#### EXERCISE
Nothing outside the range from the line with "Generate a Python" to the line with "pd.date_range('2020-03-01', '2023-12-01', freq='3MS')" belongs in the copy, and no pictures do either; repeat that range exactly.

#### DATA FOR THIS EXERCISE
*****
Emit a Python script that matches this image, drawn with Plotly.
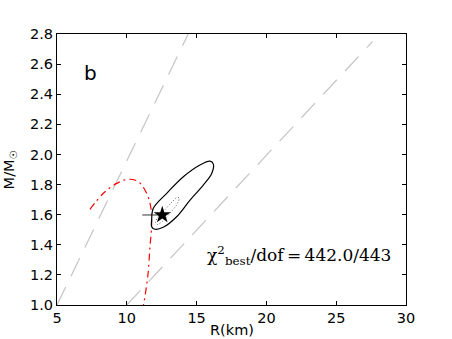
*****
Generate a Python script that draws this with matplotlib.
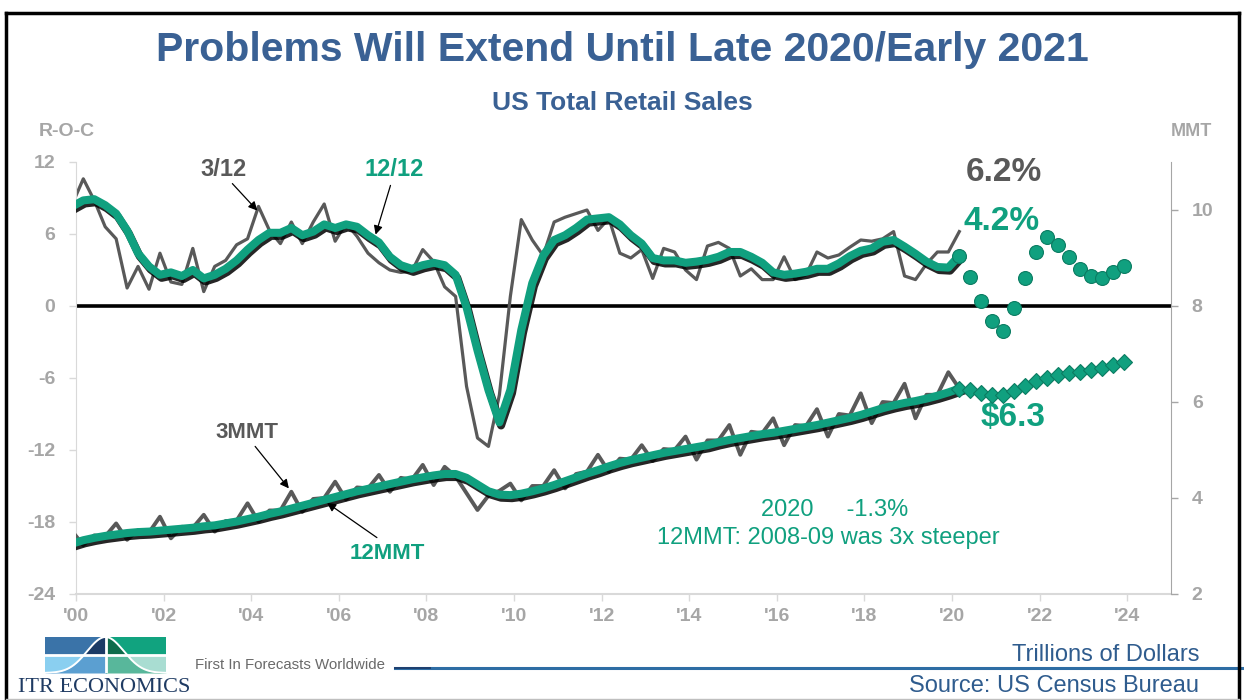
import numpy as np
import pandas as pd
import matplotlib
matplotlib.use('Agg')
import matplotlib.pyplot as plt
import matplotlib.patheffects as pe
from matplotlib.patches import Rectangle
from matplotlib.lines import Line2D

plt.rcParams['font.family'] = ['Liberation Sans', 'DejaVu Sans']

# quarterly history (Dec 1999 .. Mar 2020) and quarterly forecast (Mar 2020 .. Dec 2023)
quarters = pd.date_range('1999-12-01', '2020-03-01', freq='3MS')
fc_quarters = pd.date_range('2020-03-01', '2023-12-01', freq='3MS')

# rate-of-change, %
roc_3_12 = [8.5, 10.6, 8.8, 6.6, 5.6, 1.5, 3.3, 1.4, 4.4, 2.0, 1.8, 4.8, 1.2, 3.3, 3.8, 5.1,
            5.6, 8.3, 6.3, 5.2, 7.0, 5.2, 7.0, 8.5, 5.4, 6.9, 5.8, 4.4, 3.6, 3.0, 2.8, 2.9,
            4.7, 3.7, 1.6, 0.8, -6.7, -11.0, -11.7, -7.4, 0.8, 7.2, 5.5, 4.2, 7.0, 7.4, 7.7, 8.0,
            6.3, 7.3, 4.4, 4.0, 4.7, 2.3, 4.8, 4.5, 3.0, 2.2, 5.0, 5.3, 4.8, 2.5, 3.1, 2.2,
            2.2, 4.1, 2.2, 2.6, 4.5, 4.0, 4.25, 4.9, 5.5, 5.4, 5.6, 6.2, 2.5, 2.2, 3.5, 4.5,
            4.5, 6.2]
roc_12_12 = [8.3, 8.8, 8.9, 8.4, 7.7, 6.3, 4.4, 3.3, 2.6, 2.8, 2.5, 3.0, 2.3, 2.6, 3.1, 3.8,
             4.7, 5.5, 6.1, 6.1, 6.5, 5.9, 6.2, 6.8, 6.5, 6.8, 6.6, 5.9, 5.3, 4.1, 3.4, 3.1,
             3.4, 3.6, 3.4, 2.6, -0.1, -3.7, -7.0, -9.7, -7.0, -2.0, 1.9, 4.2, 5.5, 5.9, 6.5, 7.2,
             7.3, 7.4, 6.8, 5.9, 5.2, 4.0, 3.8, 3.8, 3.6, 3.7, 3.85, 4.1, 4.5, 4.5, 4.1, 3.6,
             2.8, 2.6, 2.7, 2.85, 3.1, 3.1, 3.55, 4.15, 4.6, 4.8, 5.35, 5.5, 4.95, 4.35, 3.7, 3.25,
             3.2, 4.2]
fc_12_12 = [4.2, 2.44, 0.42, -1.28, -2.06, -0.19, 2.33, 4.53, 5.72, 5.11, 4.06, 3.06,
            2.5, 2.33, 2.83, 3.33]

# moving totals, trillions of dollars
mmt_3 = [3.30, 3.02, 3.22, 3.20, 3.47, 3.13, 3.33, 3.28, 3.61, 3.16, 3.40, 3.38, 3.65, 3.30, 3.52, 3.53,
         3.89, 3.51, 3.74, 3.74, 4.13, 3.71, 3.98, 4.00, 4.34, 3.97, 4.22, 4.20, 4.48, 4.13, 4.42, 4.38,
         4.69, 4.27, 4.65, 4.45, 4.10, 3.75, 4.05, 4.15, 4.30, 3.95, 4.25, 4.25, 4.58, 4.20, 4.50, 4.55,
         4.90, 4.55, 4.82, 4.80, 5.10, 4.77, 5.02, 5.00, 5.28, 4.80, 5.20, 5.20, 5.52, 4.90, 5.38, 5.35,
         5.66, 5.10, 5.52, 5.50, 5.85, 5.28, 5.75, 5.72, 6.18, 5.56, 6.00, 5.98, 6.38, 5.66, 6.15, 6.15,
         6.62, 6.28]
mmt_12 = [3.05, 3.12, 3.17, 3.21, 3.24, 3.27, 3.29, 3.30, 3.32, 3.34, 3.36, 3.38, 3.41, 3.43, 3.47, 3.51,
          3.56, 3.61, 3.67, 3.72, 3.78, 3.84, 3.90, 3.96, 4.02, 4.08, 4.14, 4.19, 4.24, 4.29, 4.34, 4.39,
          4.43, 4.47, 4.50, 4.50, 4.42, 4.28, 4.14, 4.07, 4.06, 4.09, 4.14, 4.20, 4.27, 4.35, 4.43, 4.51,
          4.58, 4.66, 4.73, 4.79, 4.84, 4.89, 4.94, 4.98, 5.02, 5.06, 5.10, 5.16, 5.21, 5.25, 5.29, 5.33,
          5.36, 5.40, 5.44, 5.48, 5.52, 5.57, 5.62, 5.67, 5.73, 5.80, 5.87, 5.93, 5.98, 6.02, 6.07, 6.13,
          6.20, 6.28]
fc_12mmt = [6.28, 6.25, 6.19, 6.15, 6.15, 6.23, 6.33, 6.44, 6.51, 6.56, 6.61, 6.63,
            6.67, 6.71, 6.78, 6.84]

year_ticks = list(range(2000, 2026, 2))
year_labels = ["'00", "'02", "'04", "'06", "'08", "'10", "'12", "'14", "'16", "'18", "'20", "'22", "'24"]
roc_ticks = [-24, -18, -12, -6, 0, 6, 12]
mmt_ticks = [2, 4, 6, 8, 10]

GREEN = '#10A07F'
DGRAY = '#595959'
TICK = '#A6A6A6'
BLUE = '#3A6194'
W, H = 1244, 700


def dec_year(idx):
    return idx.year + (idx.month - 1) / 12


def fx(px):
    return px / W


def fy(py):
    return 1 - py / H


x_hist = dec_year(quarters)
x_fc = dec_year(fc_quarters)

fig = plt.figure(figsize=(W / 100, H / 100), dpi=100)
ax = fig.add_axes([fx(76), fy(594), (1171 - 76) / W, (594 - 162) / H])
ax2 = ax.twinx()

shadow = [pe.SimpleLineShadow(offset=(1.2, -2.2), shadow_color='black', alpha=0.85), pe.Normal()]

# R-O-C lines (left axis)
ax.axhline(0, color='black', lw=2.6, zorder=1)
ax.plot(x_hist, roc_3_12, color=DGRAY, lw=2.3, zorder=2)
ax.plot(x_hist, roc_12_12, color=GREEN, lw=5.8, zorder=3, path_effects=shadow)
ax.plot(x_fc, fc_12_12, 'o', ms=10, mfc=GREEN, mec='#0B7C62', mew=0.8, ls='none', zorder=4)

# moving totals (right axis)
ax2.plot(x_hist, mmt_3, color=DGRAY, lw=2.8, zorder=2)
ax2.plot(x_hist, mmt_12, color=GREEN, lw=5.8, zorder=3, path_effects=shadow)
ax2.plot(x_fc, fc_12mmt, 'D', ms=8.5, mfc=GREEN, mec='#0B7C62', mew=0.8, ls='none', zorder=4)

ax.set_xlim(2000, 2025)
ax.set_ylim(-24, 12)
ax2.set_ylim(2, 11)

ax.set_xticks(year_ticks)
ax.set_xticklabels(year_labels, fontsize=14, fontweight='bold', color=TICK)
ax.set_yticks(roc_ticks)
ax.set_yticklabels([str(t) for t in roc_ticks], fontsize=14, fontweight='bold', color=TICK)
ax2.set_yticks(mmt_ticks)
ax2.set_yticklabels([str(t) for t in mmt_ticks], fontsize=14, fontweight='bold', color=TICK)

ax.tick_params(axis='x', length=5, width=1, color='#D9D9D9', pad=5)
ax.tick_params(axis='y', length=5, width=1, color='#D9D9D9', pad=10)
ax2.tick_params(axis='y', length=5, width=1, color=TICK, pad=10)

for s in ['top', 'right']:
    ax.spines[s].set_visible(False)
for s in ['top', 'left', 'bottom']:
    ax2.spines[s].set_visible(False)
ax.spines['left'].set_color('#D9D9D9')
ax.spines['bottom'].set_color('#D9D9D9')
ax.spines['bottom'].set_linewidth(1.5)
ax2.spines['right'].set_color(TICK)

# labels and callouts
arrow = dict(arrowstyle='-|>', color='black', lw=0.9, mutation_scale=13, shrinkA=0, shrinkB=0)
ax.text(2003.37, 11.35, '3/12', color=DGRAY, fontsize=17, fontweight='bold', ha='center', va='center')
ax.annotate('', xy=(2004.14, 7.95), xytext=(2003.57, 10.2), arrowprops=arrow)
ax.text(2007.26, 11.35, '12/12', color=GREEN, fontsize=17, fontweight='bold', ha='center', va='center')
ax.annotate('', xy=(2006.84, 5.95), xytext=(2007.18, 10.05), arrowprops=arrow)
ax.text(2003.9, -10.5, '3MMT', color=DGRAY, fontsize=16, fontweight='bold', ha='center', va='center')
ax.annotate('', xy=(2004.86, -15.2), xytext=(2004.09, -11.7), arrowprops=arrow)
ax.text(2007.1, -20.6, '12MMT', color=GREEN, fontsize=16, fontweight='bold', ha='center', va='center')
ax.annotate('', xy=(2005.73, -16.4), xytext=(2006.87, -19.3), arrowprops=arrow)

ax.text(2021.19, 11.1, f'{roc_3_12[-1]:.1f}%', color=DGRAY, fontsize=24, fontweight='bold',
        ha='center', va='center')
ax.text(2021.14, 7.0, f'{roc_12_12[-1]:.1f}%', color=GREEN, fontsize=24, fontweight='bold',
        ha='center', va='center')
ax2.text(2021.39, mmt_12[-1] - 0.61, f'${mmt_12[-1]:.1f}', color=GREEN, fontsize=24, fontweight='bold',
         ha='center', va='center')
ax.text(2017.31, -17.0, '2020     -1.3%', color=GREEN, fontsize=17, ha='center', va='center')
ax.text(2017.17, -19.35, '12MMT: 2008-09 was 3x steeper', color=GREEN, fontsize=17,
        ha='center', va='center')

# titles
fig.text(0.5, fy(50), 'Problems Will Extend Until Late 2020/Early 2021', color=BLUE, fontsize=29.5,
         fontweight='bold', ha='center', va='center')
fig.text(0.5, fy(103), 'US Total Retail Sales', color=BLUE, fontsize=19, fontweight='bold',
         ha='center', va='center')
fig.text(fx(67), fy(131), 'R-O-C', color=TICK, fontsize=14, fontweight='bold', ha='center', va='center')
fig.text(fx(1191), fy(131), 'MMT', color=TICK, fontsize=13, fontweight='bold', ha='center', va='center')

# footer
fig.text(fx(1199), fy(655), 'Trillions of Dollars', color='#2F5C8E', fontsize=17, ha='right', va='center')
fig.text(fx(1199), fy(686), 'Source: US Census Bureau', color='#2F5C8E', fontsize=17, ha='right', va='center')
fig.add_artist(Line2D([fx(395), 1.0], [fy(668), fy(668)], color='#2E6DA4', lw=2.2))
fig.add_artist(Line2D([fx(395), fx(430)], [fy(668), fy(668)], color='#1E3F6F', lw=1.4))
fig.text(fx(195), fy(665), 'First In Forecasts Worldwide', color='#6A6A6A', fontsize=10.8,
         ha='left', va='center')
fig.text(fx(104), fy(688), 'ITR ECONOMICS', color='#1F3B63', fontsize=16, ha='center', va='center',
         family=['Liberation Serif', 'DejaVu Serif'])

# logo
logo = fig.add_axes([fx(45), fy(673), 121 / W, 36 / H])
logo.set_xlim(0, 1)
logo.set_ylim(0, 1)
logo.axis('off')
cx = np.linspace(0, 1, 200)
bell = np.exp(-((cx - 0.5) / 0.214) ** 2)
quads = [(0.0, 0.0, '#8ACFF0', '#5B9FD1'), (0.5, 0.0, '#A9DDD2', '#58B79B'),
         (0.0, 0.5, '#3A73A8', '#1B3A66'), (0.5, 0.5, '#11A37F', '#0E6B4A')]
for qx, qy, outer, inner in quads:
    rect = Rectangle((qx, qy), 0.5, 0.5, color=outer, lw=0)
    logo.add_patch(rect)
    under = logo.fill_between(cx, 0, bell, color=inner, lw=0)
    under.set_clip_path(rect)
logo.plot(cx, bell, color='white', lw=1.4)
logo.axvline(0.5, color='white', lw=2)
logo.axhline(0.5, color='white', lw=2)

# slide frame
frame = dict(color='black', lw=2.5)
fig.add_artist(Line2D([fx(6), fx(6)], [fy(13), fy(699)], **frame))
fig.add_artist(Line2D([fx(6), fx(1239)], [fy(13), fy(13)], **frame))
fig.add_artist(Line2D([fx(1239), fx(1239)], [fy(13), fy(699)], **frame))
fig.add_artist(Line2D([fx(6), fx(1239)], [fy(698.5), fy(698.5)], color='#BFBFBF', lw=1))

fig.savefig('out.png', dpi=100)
*****
#### TASK SOLUTION
Generate a Python script that draws this with matplotlib.
import numpy as np
import pandas as pd
import matplotlib
matplotlib.use('Agg')
import matplotlib.pyplot as plt
import matplotlib.patheffects as pe
from matplotlib.patches import Rectangle
from matplotlib.lines import Line2D

plt.rcParams['font.family'] = ['Liberation Sans', 'DejaVu Sans']

# quarterly history (Dec 1999 .. Mar 2020) and quarterly forecast (Mar 2020 .. Dec 2023)
quarters = pd.date_range('1999-12-01', '2020-03-01', freq='3MS')
fc_quarters = pd.date_range('2020-03-01', '2023-12-01', freq='3MS')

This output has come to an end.